You gain new respect for these guys, these delivery drivers. Drop off is only half the game. After the overnight, then “ground” speed-rate deliveries, come dozens of pick ups, including plenty of heavy objects from various factories around the area. My favorite part is getting a glimpse of what goes on in dozens of would-be anonymous small warehouses in the area: Chinese people loading produce and seafood into vans, who knew there was a small coffee distributor tucked away back here? Or this Vespa mechanic?
It also becomes obvious how much a driver knows about the area and lives on his route, not really from being nosey, but a part of doing the job well. “There is no 3567 on that street”, for example, “it’s a bad address”. People with home businesses get lots of deliveries and the smart ones are friendly and give a Christmas tip. Neighbors talk about one another. “These are like 9 Inch Nails people, they don’t come out in the daylight…Columbine shit.” And it quickly becomes obvious who has dogs and roughly what size they are. “There’s where the lady yelled at me that time for ringing the doorbell when her baby had just fallen asleep. But I was just doing the job. Without a note how was I supposed to know that?”
Overall, it’s interesting to see the dehumanizing effect that goes on. You are Delivery Driver, not a person with any scope beyond that. Everyone thinks there’s is the most important business, there’s the most important package. “We aren’t quite ready, could you come back for the pick up in half an hour?” The answer is obviously no, and if you stopped to think, you’d become aware of the exponential nature of afternoon holiday traffic on the main boulevard. Everyone has a story about a botched delivery, or sour interaction, but these are far in the statistical minority. You aren’t thinking about the mistakes that might have gone on with the truck loading, number-crunchers at the top still bitter about the strike of ’97, the way other drivers seem to think delivery trucks are as slow as MARTA buses (when in fact the opposite is true) and don’t want to let them into traffic. You forget there are people attempting to assume the roles of magical robots for your convenience.
Comments(4)



Chi-li rides again!
You’re sure to drop a few pounds over the next few weeks despite the crappy payday. I spent several months in late 2005/early 2006 laboring for Big Brown (made it past the X-mas season and was offered PT status) in the Pleasantdale hub. I toiled alongside several don’t-give-a-shitters in the twilight small sort area for a measly $8.50 an hour while Amy was pregnant with Stella. I became one of the 50% turnover statistic at the branch soon thereafter.

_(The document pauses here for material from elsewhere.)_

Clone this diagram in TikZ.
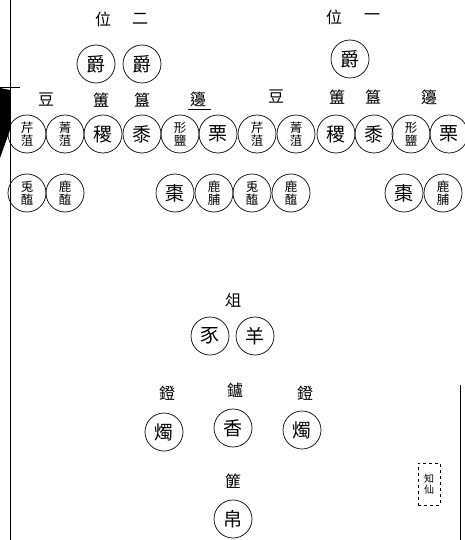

However, the ‘tenured’ drivers out there more often than not are sitting pretty with stock options and fat checks. But how can I forget the ‘dehumanization’ on parade in Chamblee?! It’s easy when you’re stuck inside a sorting hub rather than riding shotgun with the wind blowing in your face: a currently clean-shaven melon-mug!
Merry Christmas, now where’s my Schoenhut Elite Spinet Piano with Bench from Creativity Institute?
Yeah, whenever I try to picture doing time in “the hub”, I don’t smile. Stress on the outside is one thing, plenty of other stimulus to bounce around in the mix. And the time flies. In the hub I picture time crawling, shooting back pain, knife fights. What’s with the security in that place anyway? Ain’t no one trying to lift your practice DIAD…
You’re gonna wanna file a claim on that SESPw/B, boss…it done fell off the truck.
You need to start the itinerant odd jobs blog. I had no idea about tipping. Perhaps that would take care of packages that are left too conspicuously on the porch that always seem to get stolen. I pity you because it seems in my hood that the “assistant” is the one doing all the package running.
UPS is successful because they rock. DHL are the retards that should be driving ice cream trucks. Do tell more about the technology behind it all. I love seeing that a package in en route from Forest Park.
Well, with the tipping I meant people running home business’ with (heavy) pick-ups going out often. My step-dad sells AV electronics on ebay for example, and they are tight with their driver, and actually have romanticized notions about the entire corporation. But I can’t fool you MUS, with utopian fables of corporate efficiency…
I got a cool driver from the first and have managed to stay with him each day so far. He does more than his fair share and doesn’t “bitch” me. But there are times when we are both sprinting, sweating, do to shear volume, time/traffic constraints and “package vehicle” loader ineptitude. But loading, of course, is another department with it’s own numbers and quotas, and even my driver’s boss doesn’t have much hammer to drop on our behalf. So despite obvious need for flow and holistic thinking, at times departments work against one another, as per the law of unintended consequences. Meanwhile number crunchers who lift nothing heavier than golfclubs, and computers, which run simulations confused with reality, constantly mandate genius ideas to step over a dollar trying to save 50 cents. But as you mention, others seem to do it even worse.
Have you ever heard about one of the founders of DHL though? Apparently he was a wanderer type, despite his wealth, and when he died, paternity money claims came from various villages and hidden corners throughout the Pacific. It’s an ethic more rastafari than christian, but I won’t judge him on it… Anyway, R.I.P. DHL, Big Brown is swallowing up their remains.